Why do you think modern day women are attracted to extreme religion? For me, initially it was about finding a cure for what was ailing me. Once I was in it became about belonging. I had grown up with parents who were emotionally unavailable. I was longing for connection and wanted a family, particularly a doting father. I believe all of us need to feel a human connection. We’re on this earth for a united purpose.

What do you still carry with you from your religious life? Not very much, I pray, not in a ceremonial way. I talk to God and hope that a higher benevolent being cares about me and my loved ones and the goodness of humanity. I hold on to the hope that when we’ve exhausted our efforts to control things, we can trust that higher power to guide us. I’m not a religious person. I doubt I’ll ever step foot in a church again.

What advice do you have for women who are struggling with their faith now? Extreme religion is all about conformity to a specific set of doctrines. I would remind women who are struggling with their faith to hone their intuition. We’ve all been gifted with the ability to think and reason and wrestle, to discover what works and what doesn’t.

Additionally I’d remind women that we can eschew religious people and/or institutions and still be connected to our higher power. We don’t need a bevy of pious people to guide us. We can think for ourselves.

One last thought:  A belief system that is hurting you emotionally, physically or spiritually is a red flag. Even if you can’t put your finger on what it is, listen to your gut. It’s okay to think the unthinkable—and to protect yourself from situations that are hurting you.
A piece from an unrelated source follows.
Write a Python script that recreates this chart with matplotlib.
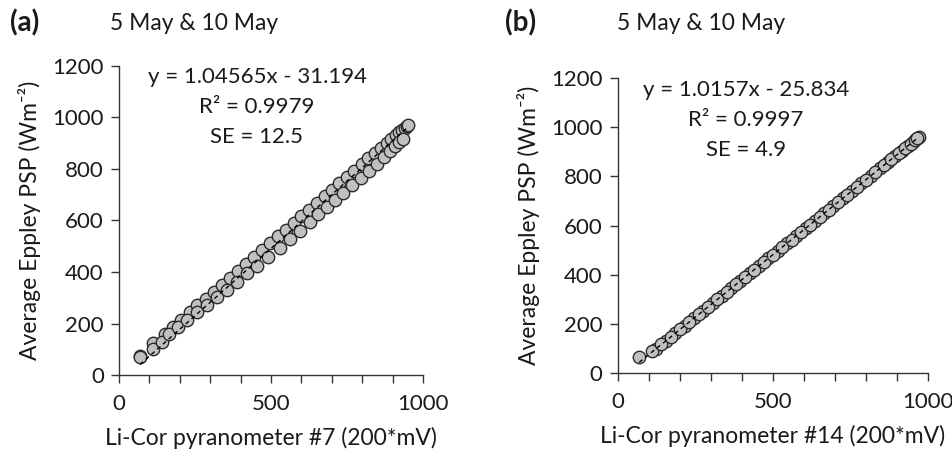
import numpy as np
import matplotlib
matplotlib.use("Agg")
import matplotlib.pyplot as plt
from matplotlib.ticker import MultipleLocator, NullFormatter

plt.rcParams['font.family'] = ['Lato', 'DejaVu Sans']

# panel (a): Li-Cor #7, two days
a1_x = [70, 112, 150, 178, 205, 232, 258, 285, 312, 338, 365, 392, 418, 445,
        470, 497, 522, 548, 574, 600, 625, 650, 676, 700, 725, 750, 774, 798,
        820, 842, 862, 880, 896, 910, 922, 932, 940, 946, 950]
a1_y = [72, 124, 160, 188, 215, 243, 270, 297, 324, 351, 378, 405, 432, 459,
        485, 512, 538, 564, 590, 616, 642, 668, 694, 719, 744, 769, 794, 818,
        841, 863, 883, 901, 917, 931, 943, 953, 960, 966, 970]
a2_x = [69, 112, 140, 165, 195, 225, 258, 290, 322, 355, 388, 421, 455, 490,
        530, 562, 595, 628, 655, 684, 711, 737, 766, 795, 822, 847, 870, 890,
        908, 922, 934]
a2_y = [70, 100, 130, 160, 188, 215, 245, 272, 302, 332, 362, 395, 425, 458,
        493, 528, 561, 594, 624, 654, 681, 707, 736, 765, 793, 820, 846, 868,
        888, 903, 918]

# panel (b): Li-Cor #14, two days
b1_x = [68, 122, 155, 185, 215, 245, 275, 305, 335, 365, 395, 425, 455, 485,
        515, 545, 575, 605, 635, 665, 695, 725, 755, 785, 815, 845, 870, 895,
        915, 935, 950, 962, 970]
b1_y = [65, 98, 132, 162, 193, 223, 254, 284, 314, 345, 375, 406, 436, 467,
        497, 528, 558, 589, 619, 650, 680, 711, 741, 772, 802, 832, 858, 883,
        904, 924, 939, 951, 960]
b2_x = [110, 140, 170, 200, 230, 260, 290, 320, 350, 380, 410, 440, 470, 500,
        530, 560, 590, 620, 650, 680, 710, 740, 770, 800, 830, 858, 882, 905,
        925, 944, 958, 966]
b2_y = [88, 118, 147, 178, 207, 240, 268, 300, 329, 361, 390, 421, 451, 482,
        512, 543, 573, 604, 634, 665, 695, 726, 756, 787, 817, 846, 870, 893,
        914, 933, 948, 956]

fit_a = (1.04565, -31.194)
fit_b = (1.0157, -25.834)
text_a = ["y = 1.04565x - 31.194", "R² = 0.9979", "SE = 12.5"]
text_b = ["y = 1.0157x - 25.834", "R² = 0.9997", "SE = 4.9"]
xlabels = ["Li-Cor pyranometer #7 (200*mV)", "Li-Cor pyranometer #14 (200*mV)"]
ylabel = "Average Eppley PSP (Wm⁻²)"

tc = '#1a1a1a'
fig = plt.figure(figsize=(9.53, 4.51), dpi=100)
ax_a = fig.add_axes([0.1249, 0.1685, 0.319, 0.6852])
ax_b = fig.add_axes([0.6485, 0.1729, 0.3253, 0.6541])


def draw(ax, xs, ys, fit, xlabel):
    for x, y in zip(xs, ys):
        ax.scatter(x, y, s=80, facecolor='#c0c0c0', edgecolor='#2b2b2b',
                   linewidth=1.0, zorder=3)
    allx = np.concatenate([np.array(x) for x in xs])
    lx = np.array([allx.min(), allx.max()])
    ax.plot(lx, fit[0] * lx + fit[1], color='black', linestyle=(0, (3, 2.5)),
            linewidth=1.0, zorder=4)
    ax.set_xlim(0, 1000)
    ax.set_ylim(0, 1200)
    ax.xaxis.set_major_locator(MultipleLocator(500))
    ax.xaxis.set_minor_locator(MultipleLocator(100))
    ax.xaxis.set_minor_formatter(NullFormatter())
    ax.yaxis.set_major_locator(MultipleLocator(200))
    ax.tick_params(which='both', direction='out', length=6, width=1,
                   color='#333333', labelsize=16, labelcolor=tc, pad=5)
    ax.tick_params(axis='x', pad=8)
    for s in ['top', 'right']:
        ax.spines[s].set_visible(False)
    for s in ['left', 'bottom']:
        ax.spines[s].set_color('#333333')
        ax.spines[s].set_linewidth(1)
    ax.set_xlabel(xlabel, fontsize=16.5, color=tc, labelpad=9)
    ax.set_ylabel(ylabel, fontsize=16.5, color=tc, labelpad=8)
    return ax


draw(ax_a, [a1_x, a2_x], [a1_y, a2_y], fit_a, xlabels[0])
draw(ax_b, [b1_x, b2_x], [b1_y, b2_y], fit_b, xlabels[1])

# equation / stats text (figure pixel positions)
W, H = 953, 451
for lines, cx, cy in [(text_a, 257, 77), (text_b, 746, 90)]:
    for i, t in enumerate(lines):
        fig.text(cx / W, 1 - (cy + i * 30) / H, t, ha='center', va='center',
                 fontsize=16, color=tc)

fig.text(10 / W, 1 - 23 / H, "(a)", ha='left', va='center', fontsize=20,
         fontweight='bold', color=tc)
fig.text(110 / W, 1 - 24 / H, "5 May & 10 May", ha='left', va='center',
         fontsize=16.5, color=tc)
fig.text(505 / W, 1 - 23 / H, "(b)", ha='left', va='center', fontsize=20,
         fontweight='bold', color=tc)
fig.text(617 / W, 1 - 24 / H, "5 May & 10 May", ha='left', va='center',
         fontsize=16.5, color=tc)

fig.savefig("out.png", dpi=100)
What are your current writing projects? My memoir Reaching was just published. In it, I go into much more detail about my life, how I was lured into a cult and how I got out.  I’ve also written a light-hearted garden book which will be released in late fall 2013. I write a garden column and author two blogs.Reaching  front cover

Anything else you’d like to say to our readers? I’d like to state publicly how honored I am to be a part of such an important undertaking. Thank you Susan, Cami and Seal Press for believing in this project and giving each contributor a platform to share their story.